Sequencing issues

Published January 21, 2014
- File Photo
- File Photo

FOR sometime now, the indicators of growth and investment appear to have acquired permanence at a low level of equilibrium. Compared with growth rates of 5.5pc throughout the 1980s and the first six to seven years of the 21st century, the economy has been crawling at just over 3pc on average.

For us, the domestic market has been the basic determinant of the pace, pattern and level of economic growth because we focused on creating an economic structure that tended to protect industry, in the forlorn hope that the protected sectors would eventually become competitive and be able to hold their own in global markets.

This failure resulted in the growth of an export structure that was heavily dependent on one crop — cotton — in which we had a comparative advantage in the ‘static’ (rather than dynamic) sense, instead of nurturing and promoting an export culture that encouraged entrepreneurs with ideas, innovative capabilities and risk-taking urges.

But, for exports of a single-crop economy to become the driving force for raising the level of economic activity (as is being hoped for after the granting of GSP Plus status) always required an astronomical increase in exports. This was so notwithstanding the lack of skills required to increase the volume of value-added exports enabling us to not just narrow our trade deficits but also contribute to the settlement of our foreign debts in the foreseeable future.

However, our export performance has been modest in comparison with the increase in the trade deficit and debt-servicing obligations. Our capacity to meet our external payments from export earnings has not improved, if it has not diminished progressively. Therefore, on the one hand, through a series of policy distortions we fostered the growth of an industrial structure on the artificial crutches of exemptions and concessions. On the other hand, a clichéd claim that the country has no export surpluses became part of the common refrain. But no one explained whether Korea, Taiwan, Hong Kong, Malaysia and China waited for export surpluses to emerge before they entered international markets. And, more importantly, this line of argument seemed to suggest that Sialkot had a surplus of five million footballs before entrepreneurs there started exporting footballs.
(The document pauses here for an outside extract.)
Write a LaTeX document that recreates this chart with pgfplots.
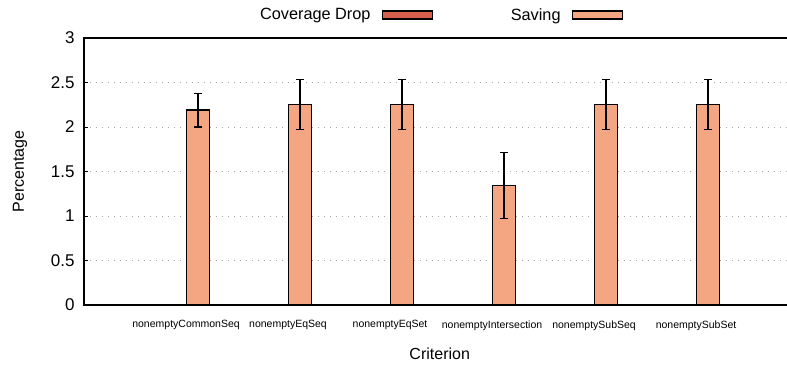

And while some reforms were introduced in the early 1990s to deregulate industrial licensing and investment procedures the errors of omission and commission of these reforms were that they were made before trade liberalisation. For instance, the sugar industry, motor vehicle assemblers, the engineering and fertiliser industry and the All Pakistan Textile Mills Association were pampered — the last two sub-sectors through the suppression of the administered price of gas, which continues to be subsidised for the captive power plants of the APTMA members.

In my view, this was a wrongly sequenced policy. The result was that a major portion of Pakistan’s industry either sought all sorts of concessions to compete internationally (with little effort to improve their productivity) or focused on the domestic market (supported, whenever necessary, by the state stepping in through protective measures or assistance under what came to be known as the ‘SRO culture’).

The economy, despite the smuggled goods and goods brought in by Pakistani migrants under the baggage allowance schemes, continued to be a closed one, as parts of the industrial sector that could not compete internationally survived, if not flourished, through the protection provided by less transparent specific policies and instruments (discriminatory taxation, high import duties and subsidies).

The ‘infant’ who was ‘protected’ from competition in anticipation that he would ‘grow’ up, remained lazy, never putting in the effort to become strong enough to compete globally without the help of these props. These arrangements represented a cosy pact between inefficient producers and the bureaucracy, whereby the former were provided opportunities of ‘extracting rents’ outside the budgetary proposals approved by parliament.

Consequently, the growth of one domestic industry created the market for another — thus all such markets grew together with hardly any signs that would indicate which ones would continue to grow or shrink over time. Such is the weakness of closed economies. Growth is neither influenced by nor predicated upon our international comparative advantage based on the ability to compete without a contrived support structure.

In many sub-sectors of industry capacities were created on the strength government expenditures run wild with successive governments spending as if tomorrow would never come. Now they have to be protected from competition for political reasons, particularly in periods of low growth with understandable worries about unemployment ensuing from closures.

Resultantly, all kinds of industries, operating with varying degrees of efficiency and inefficiency flourished, with their inability to compete internationally being glaring examples of the distortions that have been created by such policies.

The crisis of the industrial structure today, especially that plaguing the traditional sub-sectors, is an outcome of this piecemeal opening up of the trading sector. And the cost to the economy of this lack of a level playing field and the protection to some sub-sectors of private and public industries because of the wrong sequencing of reform has been huge with scarce resources being tied up in the inefficient production of goods.

This cost was compounded by the different rates of duties applied on components and sub-components, which incentivised corruption as well as the misdeclaration of imports for the purposes of saving duties and sales taxes. The consumers have been the principal losers of such decisions.

The writer is the Vice Chancellor of Beaconhouse National University.